Soup boosts hydration, warms the body, and prepares the digestive system to turn back on. This slow-cooked chicken tortilla soup is a complete meal, as it contains vegetables, protein, high-fiber carbohydrates, and healthy fats. I call those three-in-one meals in my cookbook. Make it with homemade bone broth if possible for gut-healing, immune-boosting, and beauty-supporting collagen.

(Image credit: Physical Kitchness)

This refreshing orange chicken recipe contains dates, which bring me back to my mother’s Iftar table. Make the whole dish in advance and reheat with a gentle simmer. Or, make the sauce ahead and prepare the chicken and pepper and store in the fridge separately overnight to speed up last-minute cooking.

People eat a lot of rice during Ramadan, so it’s nice to try this with cauliflower rice for a lighter option. Fresh riced cauliflower is available in the produce section in most grocery stores and many stores carry it frozen too.

Boil the shrimp in advance or bypass this step and start with frozen pre-cooked shrimp. If you choose that, thaw the shrimp in the fridge overnight or in a bowl of water for 20 minutes. Add more peppers so your meal has more veggies. Don’t have a tagine? No problem. Use a Dutch oven or slow cooker instead. It will take two to three hours in the slow cooker, so budget enough time for that.

(Image credit: Living Loving Paleo)

You can make this recipe with beef, lamb, or goat meat if you want! The recipe doesn’t contain any veggies, so serve it over cauliflower rice or with steamed broccoli. You can also add stir-fry vegetables to the slow cooker. If starting with fresh veggies, add them towards the last hour of cooking. If you choose frozen stir-fry vegetable mix, add them with the shredded chicken at step four and let them cook for a few minutes.

(Image credit: Immaculate Bites)

Season the salmon and green beans and place on the baking sheet.
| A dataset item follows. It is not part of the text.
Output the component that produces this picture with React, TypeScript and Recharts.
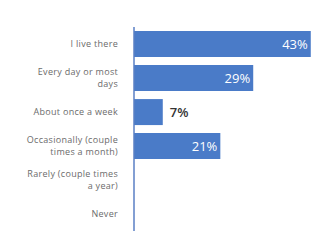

If you plan to bake them within an hour, you may leave them at room temperature. If not, place the baking sheet in the fridge until you’re ready to cook so the fish doesn’t go bad. You can also season them overnight and store in the fridge in a glass bowl.
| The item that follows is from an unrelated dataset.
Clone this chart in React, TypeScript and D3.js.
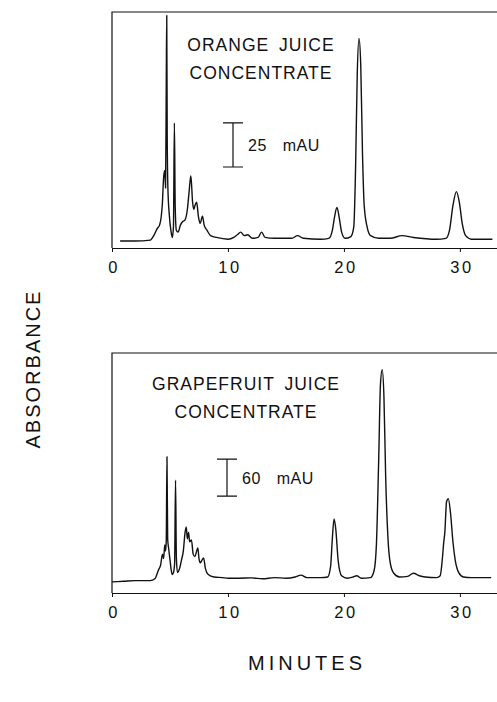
import React, { useEffect, useRef } from "react";
import * as d3 from "d3";

// retention time (min), absorbance (mAU)
const orangeTrace: [number, number][] = [
  [0.7, 0], [2, 0], [3.3, 0.5], [3.6, 3], [3.9, 7], [4.1, 9], [4.25, 14], [4.35, 22],
  [4.45, 36], [4.55, 40], [4.62, 30], [4.68, 90], [4.72, 128], [4.76, 60], [4.82, 30],
  [4.95, 14], [5.1, 5], [5.2, 2], [5.3, 8], [5.38, 67], [5.45, 20], [5.55, 6], [5.7, 5],
  [5.9, 9], [6.1, 11], [6.3, 12], [6.5, 18], [6.65, 28], [6.8, 37], [6.95, 22], [7.05, 18],
  [7.15, 20], [7.3, 22], [7.45, 14], [7.6, 10], [7.8, 14], [7.95, 9], [8.2, 6], [8.5, 3],
  [9, 2], [10, 1], [10.5, 2], [10.8, 3.5], [11.1, 5], [11.4, 3], [11.7, 3.5], [12.1, 1.5],
  [12.6, 2], [12.9, 5], [13.2, 2], [14, 1.5], [15.5, 1.5], [16, 3], [16.5, 1.5], [18, 1],
  [18.7, 1.5], [19.0, 6], [19.2, 14], [19.4, 19], [19.6, 13], [19.8, 5], [20.1, 1.5],
  [20.6, 2.5], [20.85, 8], [21.0, 40], [21.15, 95], [21.3, 115], [21.45, 100], [21.6, 50],
  [21.75, 20], [22.0, 8], [22.3, 3], [23, 1.5], [24, 1.5], [25, 3], [26, 2], [28, 1],
  [28.8, 1.5], [29.1, 6], [29.4, 20], [29.7, 28], [29.95, 22], [30.2, 10], [30.5, 3],
  [31, 1], [32.8, 1],
];

const grapefruitTrace: [number, number][] = [
  [0, 0], [1, 1], [2, 2], [3.3, 2], [3.7, 5], [4.0, 19], [4.2, 28], [4.35, 45], [4.45, 38],
  [4.55, 60], [4.62, 50], [4.68, 68], [4.74, 203], [4.8, 70], [4.88, 55], [5.0, 36],
  [5.1, 20], [5.2, 12], [5.3, 15], [5.4, 30], [5.48, 165], [5.55, 40], [5.65, 15],
  [5.8, 20], [6.0, 36], [6.15, 50], [6.3, 80], [6.4, 89], [6.5, 70], [6.6, 80], [6.7, 65],
  [6.85, 68], [7.0, 45], [7.15, 41], [7.3, 50], [7.4, 55], [7.5, 38], [7.6, 31], [7.75, 35],
  [7.9, 39], [8.05, 22], [8.3, 12], [8.8, 8], [9.5, 7], [10, 6], [11, 6], [12, 6.5],
  [13, 5], [14, 7], [15, 6], [15.8, 8], [16.3, 11], [16.8, 7], [18, 7], [18.6, 8],
  [18.85, 25], [19.0, 70], [19.15, 102], [19.3, 85], [19.5, 35], [19.8, 10], [20.3, 6],
  [20.8, 8], [21.1, 10], [21.5, 6], [22.3, 7], [22.6, 18], [22.8, 60], [23.0, 200],
  [23.15, 320], [23.3, 344], [23.45, 300], [23.6, 170], [23.8, 70], [24.0, 30], [24.3, 14],
  [24.8, 8], [25.5, 9], [26.0, 14], [26.5, 10], [27, 8], [28, 7], [28.3, 10], [28.5, 40],
  [28.6, 63], [28.7, 80], [28.85, 130], [29.0, 135], [29.2, 110], [29.4, 65], [29.6, 35],
  [29.9, 15], [30.3, 8], [31, 7], [32.7, 7],
];

const minuteTicks = [0, 10, 20, 30];
const orangeTitle = ["ORANGE JUICE", "CONCENTRATE"];
const grapefruitTitle = ["GRAPEFRUIT JUICE", "CONCENTRATE"];
const orangeScaleBar = 25;
const grapefruitScaleBar = 60;

const FONT = "'Liberation Sans', Arial, sans-serif";

export default function App() {
  const ref = useRef<SVGSVGElement>(null);

  useEffect(() => {
    const svg = d3.select(ref.current);
    svg.selectAll("*").remove();

    const x = d3.scaleLinear().domain([0, 33.2]).range([112, 497]);

    const panels = [
      {
        data: orangeTrace, title: orangeTitle, bar: orangeScaleBar,
        y: d3.scaleLinear().domain([-4, 130]).range([248, 12]),
        titleX: 261, titleY: 51, barX: 233, barLow: 42,
      },
      {
        data: grapefruitTrace, title: grapefruitTitle, bar: grapefruitScaleBar,
        y: d3.scaleLinear().domain([-18, 371]).range([593, 353]),
        titleX: 246, titleY: 390, barX: 227, barLow: 139,
      },
    ];

    panels.forEach((p) => {
      const g = svg.append("g");
      const [y0, y1] = p.y.range();

      // frame: left and top edges
      g.append("path")
        .attr("d", `M${x(0)},${y0}V${y1}H497`)
        .attr("fill", "none")
        .attr("stroke", "#111")
        .attr("stroke-width", 1.2);

      const axis = g.append("g")
        .attr("transform", `translate(0,${y0})`)
        .call(d3.axisBottom(x).tickValues(minuteTicks).tickSize(4).tickSizeOuter(0).tickFormat(d3.format("d")));
      axis.select(".domain").attr("stroke", "#111").attr("stroke-width", 1.2);
      axis.selectAll(".tick line").attr("stroke", "#111");
      axis.selectAll(".tick text")
        .attr("y", 13)
        .attr("dx", "1.5px")
        .attr("font-family", FONT)
        .attr("font-size", 16.5)
        .attr("letter-spacing", "2.5px")
        .attr("fill", "#111");

      const line = d3.line<[number, number]>()
        .x((d) => x(d[0]))
        .y((d) => p.y(d[1]))
        .curve(d3.curveMonotoneX);

      g.append("path")
        .datum(p.data)
        .attr("d", line)
        .attr("fill", "none")
        .attr("stroke", "#111")
        .attr("stroke-width", 1.4)
        .attr("stroke-linejoin", "round");

      g.selectAll(".title")
        .data(p.title)
        .join("text")
        .attr("class", "title")
        .attr("x", p.titleX)
        .attr("y", (d, i) => p.titleY + i * 28)
        .attr("text-anchor", "middle")
        .attr("font-family", FONT)
        .attr("font-size", 17.5)
        .attr("letter-spacing", "1px")
        .attr("word-spacing", "4px")
        .attr("fill", "#111")
        .text((d) => d);

      // scale bar
      const bTop = p.y(p.barLow + p.bar);
      const bBot = p.y(p.barLow);
      g.append("path")
        .attr("d", `M${p.barX - 10},${bTop}H${p.barX + 10}M${p.barX},${bTop}V${bBot}M${p.barX - 10},${bBot}H${p.barX + 10}`)
        .attr("fill", "none")
        .attr("stroke", "#111")
        .attr("stroke-width", 1.2);
      g.append("text")
        .attr("x", p.barX + 15)
        .attr("y", (bTop + bBot) / 2 + 6)
        .attr("font-family", FONT)
        .attr("font-size", 16)
        .attr("letter-spacing", "0.5px")
        .attr("word-spacing", "11px")
        .attr("fill", "#111")
        .text(`${p.bar} mAU`);
    });

    svg.append("text")
      .attr("transform", "translate(40,370) rotate(-90)")
      .attr("text-anchor", "middle")
      .attr("font-family", FONT)
      .attr("font-size", 20)
      .attr("letter-spacing", "2px")
      .attr("dx", 1)
      .attr("fill", "#111")
      .text("ABSORBANCE");

    svg.append("text")
      .attr("x", 307)
      .attr("y", 670)
      .attr("text-anchor", "middle")
      .attr("font-family", FONT)
      .attr("font-size", 20)
      .attr("letter-spacing", "4px")
      .attr("fill", "#111")
      .text("MINUTES");
  }, []);

  return (
    <svg
      ref={ref}
      width={497}
      height={702}
      style={{ position: "absolute", left: 0, top: 0, background: "#fff" }}
    />
  );
}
Because salmon cooks in 15 to 20 minutes, this will be done by the time you break your fast and finish prayer. Try this recipe with green beans or other veggies like asparagus, mushroom, peppers, tomato, and zucchini.

(Image credit: The Real Food Dietitians)

Picadillo is a hash-like dish common in South American countries and the Philippines. This Cuban Picadillo recipe combines savory and sweet flavors — my favorite food combo! The authors don’t use the potatoes called for in traditional recipes, which keeps the meal lighter on calories and carbs and better for freezing and reheating. Serve over cauliflower rice or zucchini noodles or on top of leafy greens, shredded cabbage, and carrots to make a taco-like salad.

(Image credit: Nour Zibdeh)

This recipe is from my book, The Complete Acid Reflux Diet Plan. Marinate the flank steak and make the chimichurri sauce in advance. You can even double the sauce and use it with other dishes. It takes about 15 minutes to cook the steak, so it shouldn’t be too bad for a last-minute meal. Serve with steamed veggies or salad.